What’s the connection between climate change and food?
That was the theme of the first of a series of events held in Fife College featuring a presentation on food waste by Fife Zero Waste and a mouthwatering cookery demonstration based around locally sourced ingredients prepared by chefs Scott Lyall and Dave Edwards.
The sold-out event was organised by St Bryce Kirk as part of its Action on Climate Change project supported by the Climate Challenge Fund and Fife College.
The menu prepared by the chefs included: beef croquettes with slaw and chilli jam; seared mackerel on crushed new potatoes with capers, peppercorns and roasted garlic; chicken supreme with roast garlic and tarragon brioche pudding and white chocolate panna cotta, with nut crumble and orange.
Wendy Gudmundsson from Fife Zero Waste explained that a third of the world’s food goes to waste and, in Scottish homes alone, this amounts to 630,000 tonnes of wasted food and drink every year. Besides doing serious damage to the environment, the financial impact is a staggering £470 per household.
According to Wendy most of this wasted food could have been eaten and hard-earned money saved simply by better planning and management. She provided guests with a host of useful tips about how this could be achieved.

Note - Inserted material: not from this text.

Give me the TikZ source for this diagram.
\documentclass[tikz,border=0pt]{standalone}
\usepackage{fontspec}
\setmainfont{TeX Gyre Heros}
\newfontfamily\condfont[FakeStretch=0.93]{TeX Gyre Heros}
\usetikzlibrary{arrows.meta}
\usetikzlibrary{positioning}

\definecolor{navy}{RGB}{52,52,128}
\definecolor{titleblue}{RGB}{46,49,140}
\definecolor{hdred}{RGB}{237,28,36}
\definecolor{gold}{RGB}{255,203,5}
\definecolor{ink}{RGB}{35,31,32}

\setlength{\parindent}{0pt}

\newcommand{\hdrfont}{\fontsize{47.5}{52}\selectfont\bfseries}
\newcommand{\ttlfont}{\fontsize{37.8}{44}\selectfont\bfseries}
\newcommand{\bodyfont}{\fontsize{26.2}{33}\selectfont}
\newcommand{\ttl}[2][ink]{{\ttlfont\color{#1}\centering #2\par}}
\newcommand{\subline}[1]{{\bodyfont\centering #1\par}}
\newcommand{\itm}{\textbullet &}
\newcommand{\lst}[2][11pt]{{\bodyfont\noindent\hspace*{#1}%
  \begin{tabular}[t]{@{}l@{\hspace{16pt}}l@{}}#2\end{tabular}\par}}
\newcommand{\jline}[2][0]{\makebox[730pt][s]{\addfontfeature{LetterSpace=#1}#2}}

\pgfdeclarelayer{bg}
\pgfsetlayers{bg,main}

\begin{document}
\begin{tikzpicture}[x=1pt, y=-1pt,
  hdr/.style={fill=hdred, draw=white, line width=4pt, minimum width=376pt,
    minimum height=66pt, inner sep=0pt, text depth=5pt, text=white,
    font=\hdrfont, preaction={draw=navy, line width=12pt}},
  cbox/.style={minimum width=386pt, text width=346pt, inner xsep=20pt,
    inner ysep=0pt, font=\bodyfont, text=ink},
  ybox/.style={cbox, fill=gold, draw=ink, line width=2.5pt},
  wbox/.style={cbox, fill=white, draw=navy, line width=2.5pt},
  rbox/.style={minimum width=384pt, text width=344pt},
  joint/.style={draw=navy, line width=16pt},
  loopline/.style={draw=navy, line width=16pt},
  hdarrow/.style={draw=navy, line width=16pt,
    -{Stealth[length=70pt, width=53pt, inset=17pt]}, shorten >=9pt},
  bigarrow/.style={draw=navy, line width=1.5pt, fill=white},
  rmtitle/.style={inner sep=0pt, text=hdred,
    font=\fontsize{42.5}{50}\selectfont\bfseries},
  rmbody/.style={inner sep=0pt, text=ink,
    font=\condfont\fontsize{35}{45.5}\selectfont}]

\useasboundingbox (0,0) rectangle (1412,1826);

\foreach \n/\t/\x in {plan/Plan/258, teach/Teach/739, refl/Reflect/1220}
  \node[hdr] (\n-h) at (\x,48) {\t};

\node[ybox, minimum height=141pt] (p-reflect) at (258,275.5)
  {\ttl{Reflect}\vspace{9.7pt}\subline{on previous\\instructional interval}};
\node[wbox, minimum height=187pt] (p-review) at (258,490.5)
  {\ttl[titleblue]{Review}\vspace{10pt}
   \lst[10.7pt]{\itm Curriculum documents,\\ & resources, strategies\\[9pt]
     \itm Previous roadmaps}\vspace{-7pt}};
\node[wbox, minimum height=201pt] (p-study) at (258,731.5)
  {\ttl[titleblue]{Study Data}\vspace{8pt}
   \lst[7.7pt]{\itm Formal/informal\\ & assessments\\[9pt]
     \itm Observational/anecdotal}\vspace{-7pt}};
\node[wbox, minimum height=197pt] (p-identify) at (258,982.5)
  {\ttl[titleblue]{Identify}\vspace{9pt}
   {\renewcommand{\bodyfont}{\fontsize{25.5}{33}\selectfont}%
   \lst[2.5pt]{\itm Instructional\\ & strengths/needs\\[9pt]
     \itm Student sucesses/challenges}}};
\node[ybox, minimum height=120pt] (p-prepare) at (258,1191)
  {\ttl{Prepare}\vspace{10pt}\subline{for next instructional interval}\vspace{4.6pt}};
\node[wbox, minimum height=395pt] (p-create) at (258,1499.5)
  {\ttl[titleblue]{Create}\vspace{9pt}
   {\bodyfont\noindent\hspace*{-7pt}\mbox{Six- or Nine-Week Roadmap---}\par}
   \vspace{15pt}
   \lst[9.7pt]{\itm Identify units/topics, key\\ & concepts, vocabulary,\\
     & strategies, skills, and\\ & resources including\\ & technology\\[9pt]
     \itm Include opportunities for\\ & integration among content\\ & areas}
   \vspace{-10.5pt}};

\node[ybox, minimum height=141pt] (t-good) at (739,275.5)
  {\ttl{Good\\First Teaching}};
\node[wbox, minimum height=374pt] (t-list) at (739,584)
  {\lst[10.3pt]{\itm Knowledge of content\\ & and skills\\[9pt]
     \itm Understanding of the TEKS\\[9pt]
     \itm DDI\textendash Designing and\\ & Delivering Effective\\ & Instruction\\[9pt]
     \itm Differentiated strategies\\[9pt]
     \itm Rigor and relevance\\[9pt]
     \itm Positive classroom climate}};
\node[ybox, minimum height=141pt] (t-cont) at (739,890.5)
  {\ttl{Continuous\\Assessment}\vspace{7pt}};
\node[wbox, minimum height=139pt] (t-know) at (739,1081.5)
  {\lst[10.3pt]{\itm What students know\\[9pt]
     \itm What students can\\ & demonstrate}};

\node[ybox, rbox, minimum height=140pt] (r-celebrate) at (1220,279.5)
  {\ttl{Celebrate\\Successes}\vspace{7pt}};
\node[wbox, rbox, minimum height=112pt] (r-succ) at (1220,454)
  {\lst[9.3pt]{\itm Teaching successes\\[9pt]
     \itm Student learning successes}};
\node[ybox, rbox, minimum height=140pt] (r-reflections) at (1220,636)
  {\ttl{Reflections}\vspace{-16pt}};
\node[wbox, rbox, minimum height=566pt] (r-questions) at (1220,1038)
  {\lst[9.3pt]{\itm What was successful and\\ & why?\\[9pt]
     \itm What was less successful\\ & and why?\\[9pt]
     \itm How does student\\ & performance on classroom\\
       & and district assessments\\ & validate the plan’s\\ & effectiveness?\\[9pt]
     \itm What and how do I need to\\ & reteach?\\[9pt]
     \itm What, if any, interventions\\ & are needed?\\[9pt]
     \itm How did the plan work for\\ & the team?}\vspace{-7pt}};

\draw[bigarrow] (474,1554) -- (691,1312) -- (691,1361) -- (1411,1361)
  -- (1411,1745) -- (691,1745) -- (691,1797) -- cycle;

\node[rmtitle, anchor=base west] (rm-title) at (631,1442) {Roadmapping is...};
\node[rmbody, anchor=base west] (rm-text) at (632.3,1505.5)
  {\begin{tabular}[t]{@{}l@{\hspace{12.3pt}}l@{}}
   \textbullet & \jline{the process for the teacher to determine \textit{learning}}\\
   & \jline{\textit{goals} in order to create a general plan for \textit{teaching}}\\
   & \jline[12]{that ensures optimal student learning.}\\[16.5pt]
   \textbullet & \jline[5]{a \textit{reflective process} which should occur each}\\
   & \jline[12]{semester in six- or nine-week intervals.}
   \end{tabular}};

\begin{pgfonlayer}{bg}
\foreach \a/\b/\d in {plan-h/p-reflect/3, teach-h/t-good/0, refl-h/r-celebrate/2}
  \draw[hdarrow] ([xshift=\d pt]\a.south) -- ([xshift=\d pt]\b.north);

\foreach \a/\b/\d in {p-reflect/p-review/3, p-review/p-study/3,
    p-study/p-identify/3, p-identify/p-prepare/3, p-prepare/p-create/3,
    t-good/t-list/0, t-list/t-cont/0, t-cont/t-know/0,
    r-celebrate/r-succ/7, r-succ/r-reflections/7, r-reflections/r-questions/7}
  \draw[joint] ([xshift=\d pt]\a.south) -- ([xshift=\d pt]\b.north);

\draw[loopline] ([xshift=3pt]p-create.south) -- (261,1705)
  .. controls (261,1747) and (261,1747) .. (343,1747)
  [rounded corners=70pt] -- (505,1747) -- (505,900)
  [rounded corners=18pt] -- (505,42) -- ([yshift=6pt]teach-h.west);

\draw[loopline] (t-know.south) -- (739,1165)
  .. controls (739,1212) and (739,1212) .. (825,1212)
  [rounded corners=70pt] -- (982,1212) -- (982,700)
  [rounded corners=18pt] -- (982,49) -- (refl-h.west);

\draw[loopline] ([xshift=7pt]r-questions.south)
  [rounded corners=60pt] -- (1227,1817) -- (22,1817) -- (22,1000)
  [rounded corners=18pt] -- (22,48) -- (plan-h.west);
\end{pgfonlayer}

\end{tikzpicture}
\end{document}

Chefs Scott and Dave then produced a fabulous four-course meal based on locally sourced beef, fish, chicken, vegetables and dairy produce, entertaining the capacity audience with their humour.
The home-grown ingredients, with minimal food miles, were well received by the audience who quickly polished off the samples provided.
St Bryce Kirk, which planned and organised the event, has recently become an eco-congregation with an active environment team engaged in a wide range of projects.
This event, the first of four food-related events organised by the church and Fife College’s culinary arts department, highlighted the importance of reducing food waste and food miles, providing those present with food for thought.